2. Refined Carbohydrates
Refined carbs include processed sugars such as: sucrose, high fructose corn syrup, and agave syrup, which are all empty calories that obviously contribute to weight gain. The second major source of bad carbs is from white flour made from refined wheat. White breads are white because they have been stripped of everything good (the bran and the germ). Since they are left with no fiber content they are digested quickly and cause a quick spike in your blood sugar levels. Also, since they are high on the glycemic index they only promote short-term fullness and hence, future overeating. Opt instead for these healthy carb sources: fruits, legumes, root veggies, and whole grains such as oats and barley. Plus, try swapping a burger bun for a lettuce wrap or a Portobello mushroom cap, swap white rice for quinoa or whole grain rice, try zucchini spaghetti, and cauliflower pizza bases. 
3. Liquid Calories
These are sneaky, subtle, and exceptionally superfluous calories.
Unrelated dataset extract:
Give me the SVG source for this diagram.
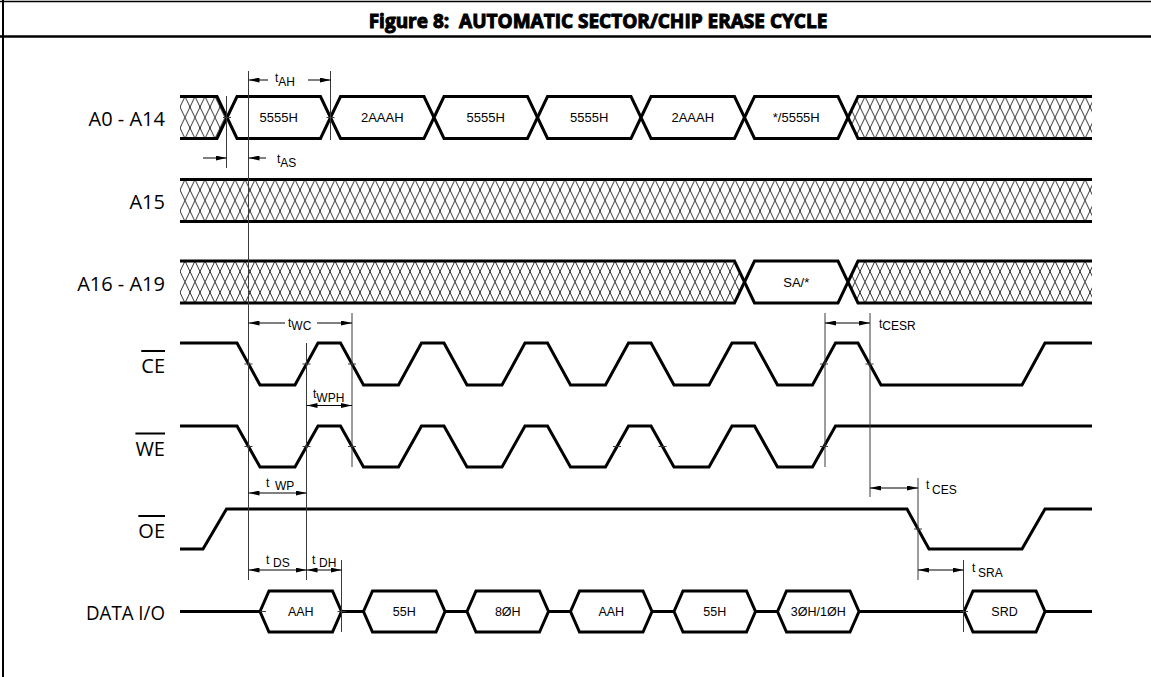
<svg xmlns="http://www.w3.org/2000/svg" width="1151" height="677" viewBox="0 0 1151 677">
<style>
.frame{stroke:#000;fill:none}
.bus{fill:none;stroke:#000;stroke-width:3}
.hex{fill:#fff;stroke:#000;stroke-width:3}
.wave{fill:none;stroke:#000;stroke-width:3}
.v{stroke:#3a3a3a;stroke-width:1;fill:none}
.tick{stroke:#3a3a3a;stroke-width:1}
.dim{stroke:#000;stroke-width:1;fill:none;marker-end:url(#ar)}
.dim2{stroke:#000;stroke-width:1;fill:none;marker-start:url(#ar);marker-end:url(#ar)}
.lbl{font-family:"Open Sans","Liberation Sans",sans-serif;font-size:20px;fill:#000;text-anchor:end}
.ol{text-decoration:overline}
.val{font-family:"Liberation Sans",Arial,sans-serif;font-size:13px;fill:#000;text-anchor:middle}
.dval{font-family:"Liberation Sans",Arial,sans-serif;font-size:12.5px;fill:#000;text-anchor:middle}
.tl{font-family:"Liberation Sans",Arial,sans-serif;font-size:12px;fill:#000}
.title{font-family:"Open Sans","Liberation Sans",sans-serif;font-size:19px;font-weight:bold;fill:#000;text-anchor:middle}
</style>
<defs>
<pattern id="hA" patternUnits="userSpaceOnUse" x="175" y="96.5" width="10" height="21"><path d="M-10,-21 L20,42 M20,-21 L-10,42" stroke="#000" stroke-width="0.8" fill="none"/></pattern>
<pattern id="hB" patternUnits="userSpaceOnUse" x="175" y="179.5" width="10" height="21"><path d="M-10,-21 L20,42 M20,-21 L-10,42" stroke="#000" stroke-width="0.8" fill="none"/></pattern>
<pattern id="hC" patternUnits="userSpaceOnUse" x="175" y="261" width="10" height="21"><path d="M-10,-21 L20,42 M20,-21 L-10,42" stroke="#000" stroke-width="0.8" fill="none"/></pattern>
<marker id="ar" viewBox="0 0 11 5" refX="11" refY="2.5" markerWidth="11" markerHeight="5" markerUnits="userSpaceOnUse" orient="auto-start-reverse"><path d="M0,0 L11,2.5 L0,5 z" fill="#000"/></marker>
</defs>

<g id="frame" class="frame">
<path d="M0,1.5 H1151" stroke-width="1.5"/>
<path d="M0,36.5 H1151" stroke-width="2.5"/>
<path d="M3,0 V677" stroke-width="2"/>
<text class="title" x="598" y="28" xml:space="preserve">Figure 8:  AUTOMATIC SECTOR/CHIP ERASE CYCLE</text>
</g>

<g id="sig-a0-a14">
<text class="lbl" x="165" y="126">A0 - A14</text>
<polygon points="180,96.5 217,96.5 227,117.5 217,138.5 180,138.5" fill="url(#hA)"/>
<path class="bus" d="M180,96.5 H217 L227,117.5 L217,138.5 H180"/>
<polygon class="hex" points="227,117.5 237,96.5 320.5,96.5 330.5,117.5 320.5,138.5 237,138.5"/>
<polygon class="hex" points="330.5,117.5 340.5,96.5 424,96.5 434,117.5 424,138.5 340.5,138.5"/>
<polygon class="hex" points="434,117.5 444,96.5 527.5,96.5 537.5,117.5 527.5,138.5 444,138.5"/>
<polygon class="hex" points="537.5,117.5 547.5,96.5 631,96.5 641,117.5 631,138.5 547.5,138.5"/>
<polygon class="hex" points="641,117.5 651,96.5 734.5,96.5 744.5,117.5 734.5,138.5 651,138.5"/>
<polygon class="hex" points="744.5,117.5 754.5,96.5 838,96.5 848,117.5 838,138.5 754.5,138.5"/>
<polygon points="848,117.5 858,96.5 1092,96.5 1092,138.5 858,138.5" fill="url(#hA)"/>
<path class="bus" d="M1092,96.5 H858 L848,117.5 L858,138.5 H1092"/>
<text class="val" x="278.75" y="122">5555H</text>
<text class="val" x="382.25" y="122">2AAAH</text>
<text class="val" x="485.75" y="122">5555H</text>
<text class="val" x="589.25" y="122">5555H</text>
<text class="val" x="692.75" y="122">2AAAH</text>
<text class="val" x="796.25" y="122">*/5555H</text>
</g>

<g id="sig-a15">
<text class="lbl" x="165" y="209">A15</text>
<rect x="180" y="179.5" width="912" height="42" fill="url(#hB)"/>
<path class="bus" d="M180,179.5 H1092 M180,221.5 H1092"/>
</g>

<g id="sig-a16-a19">
<text class="lbl" x="165" y="291">A16 - A19</text>
<polygon points="180,261 734.5,261 744.5,282 734.5,303 180,303" fill="url(#hC)"/>
<path class="bus" d="M180,261 H734.5 L744.5,282 L734.5,303 H180"/>
<polygon class="hex" points="744.5,282 754.5,261 838,261 848,282 838,303 754.5,303"/>
<polygon points="848,282 858,261 1092,261 1092,303 858,303" fill="url(#hC)"/>
<path class="bus" d="M1092,261 H858 L848,282 L858,303 H1092"/>
<text class="val" x="796.25" y="286.5">SA/*</text>
</g>

<g id="sig-ce">
<text class="lbl ol" x="165" y="373">CE</text>
<path class="wave" d="M180,343 H237 L260,385 H295 L318,343 H340.5 L363.5,385 H398.5 L421.5,343 H444 L467,385 H502 L525,343 H547.5 L570.5,385 H605.5 L628.5,343 H651 L674,385 H709 L732,343 H754.5 L777.5,385 H812.5 L835.5,343 H858 L881,385 H1022 L1045,343 H1092"/>
</g>

<g id="sig-we">
<text class="lbl ol" x="165" y="455.5">WE</text>
<path class="wave" d="M180,426 H237 L260,467 H295 L318,426 H340.5 L363.5,467 H398.5 L421.5,426 H444 L467,467 H502 L525,426 H547.5 L570.5,467 H605.5 L628.5,426 H651 L674,467 H709 L732,426 H754.5 L777.5,467 H812.5 L835.5,426 H1092"/>
</g>

<g id="sig-oe">
<text class="lbl ol" x="165" y="538">OE</text>
<path class="wave" d="M180,549 H203 L226.5,509 H907 L929,549 H1022 L1045,509 H1092"/>
</g>

<g id="sig-data">
<text class="lbl" x="165" y="620" textLength="79" lengthAdjust="spacingAndGlyphs">DATA I/O</text>
<path class="wave" d="M180,611.5 H260 M341.5,611.5 H363.5 M445,611.5 H467 M548.5,611.5 H570.5 M652,611.5 H674 M755.5,611.5 H777.5 M859,611.5 H964 M1045,611.5 H1092"/>
<polygon class="hex" points="260,611.5 269,591 332.5,591 341.5,611.5 332.5,632 269,632"/>
<polygon class="hex" points="363.5,611.5 372.5,591 436,591 445,611.5 436,632 372.5,632"/>
<polygon class="hex" points="467,611.5 476,591 539.5,591 548.5,611.5 539.5,632 476,632"/>
<polygon class="hex" points="570.5,611.5 579.5,591 643,591 652,611.5 643,632 579.5,632"/>
<polygon class="hex" points="674,611.5 683,591 746.5,591 755.5,611.5 746.5,632 683,632"/>
<polygon class="hex" points="777.5,611.5 786.5,591 850,591 859,611.5 850,632 786.5,632"/>
<polygon class="hex" points="964,611.5 973,591 1036,591 1045,611.5 1036,632 973,632"/>
<text class="dval" x="300.75" y="616">AAH</text>
<text class="dval" x="404.25" y="616">55H</text>
<text class="dval" x="507.75" y="616">8ØH</text>
<text class="dval" x="611.25" y="616">AAH</text>
<text class="dval" x="714.75" y="616">55H</text>
<text class="dval" x="818.25" y="616">3ØH/1ØH</text>
<text class="dval" x="1004.5" y="616">SRD</text>
</g>

<g id="connectors">
<g id="ref-lines" class="v">
<path d="M248.5,71 V580"/>
<path d="M330.5,71 V140"/>
<path d="M226.5,96 V168"/>
<path d="M306.5,343 V580"/>
<path d="M352,313 V467"/>
<path d="M341.5,560 V632"/>
<path d="M825,313 V467"/>
<path d="M870,313 V497"/>
<path d="M918,478 V580"/>
<path d="M963.5,560 V632"/>
</g>
<g id="ticks" class="tick">
<path d="M223,117.5 H231 M326.5,117.5 H334.5"/>
<path d="M244.5,364 H252.5 M302.5,364 H310.5 M348,364 H356 M820,364 H828 M865.5,364 H873.5"/>
<path d="M244.5,446.5 H252.5 M302.5,446.5 H310.5 M348,446.5 H356 M613,446.5 H621 M658.5,446.5 H666.5 M820,446.5 H828"/>
<path d="M914,529 H922"/>
<path d="M260,611.5 H266 M337.5,611.5 H345.5 M960,611.5 H968"/>
</g>
<g id="t-ah">
<path class="dim" d="M268,80 H248.5"/>
<path class="dim" d="M308,80 H330.5"/>
<text class="tl" x="275" y="82">t<tspan dy="4">AH</tspan></text>
</g>
<g id="t-as">
<path class="dim" d="M203,158 H226.5"/>
<path class="dim" d="M266,158 H248.5"/>
<text class="tl" x="277" y="163">t<tspan dy="4">AS</tspan></text>
</g>
<g id="t-wc">
<path class="dim" d="M285,323 H248.5"/>
<path class="dim" d="M317,323 H352"/>
<text class="tl" x="288" y="327">t<tspan dy="3">WC</tspan></text>
</g>
<g id="t-wph">
<path class="dim2" d="M306.5,405.5 H352"/>
<text class="tl" x="313" y="398">t<tspan dy="4">WPH</tspan></text>
</g>
<g id="t-wp">
<path class="dim2" d="M248.5,493 H306.5"/>
<text class="tl" x="266" y="487">t<tspan x="275" dy="3">WP</tspan></text>
</g>
<g id="t-ds">
<path class="dim2" d="M248.5,570 H306.5"/>
<text class="tl" x="266" y="564">t<tspan x="273" dy="3">DS</tspan></text>
</g>
<g id="t-dh">
<path class="dim2" d="M306.5,570 H341.5"/>
<text class="tl" x="312" y="564">t<tspan x="319" dy="3">DH</tspan></text>
</g>
<g id="t-cesr">
<path class="dim2" d="M825,323 H870"/>
<text class="tl" x="879" y="328">t<tspan dy="2">CESR</tspan></text>
</g>
<g id="t-ces">
<path class="dim2" d="M870,488 H918"/>
<text class="tl" x="926" y="489">t<tspan x="932" dy="5">CES</tspan></text>
</g>
<g id="t-sra">
<path class="dim2" d="M918,570 H963.5"/>
<text class="tl" x="972" y="572">t<tspan x="978" dy="5">SRA</tspan></text>
</g>
</g>
</svg>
One of the worst for our bellies is soda; not only are sodas packed with artificial ingredients and high fructose corn syrup, but the carbonated fizz fills your gut with air, making you gassy and bloated looking. The biggest calorie culprits out there are fancy coffee drinks, filled with unnecessary sugars from syrups, chocolates, and whole milk. Drink your coffee black to get all the health benefits without the extra belly fat. And, fruit juices, although they contain nutrients are also very high in sugar, and the ones from the store may contain artificial additives and preservatives that are bad for your health. The exception is obviously juicing your own fruits and veggies. The problem with liquid calories is that our bodies can’t differentiate between which calories come from food and which from beverages, so when you “drink your calories” you are subject to consuming them in excess because they didn’t make you feel full. 
• Interval training has been shown very effective for reducing belly fat. Incorporate some HIIT into your routine.
• 150 minutes = the minimum amount of moderately intense exercise you need per week to start losing stomach fat.
• Don’t forget the water. But also incorporate green tea into your life, the antioxidants boost metabolism and help with weight loss.
• Get enough sleep. Abnormal sleep patterns increase levels of ghrelin (aka the hunger hormone), which subsequently increases weight gain.
• Decrease stress. Cortisol is a hormone released during stress that maintains blood glucose levels for the fight-or-flight response. Side effects of chronically increased cortisol levels include weight gain and inflammation.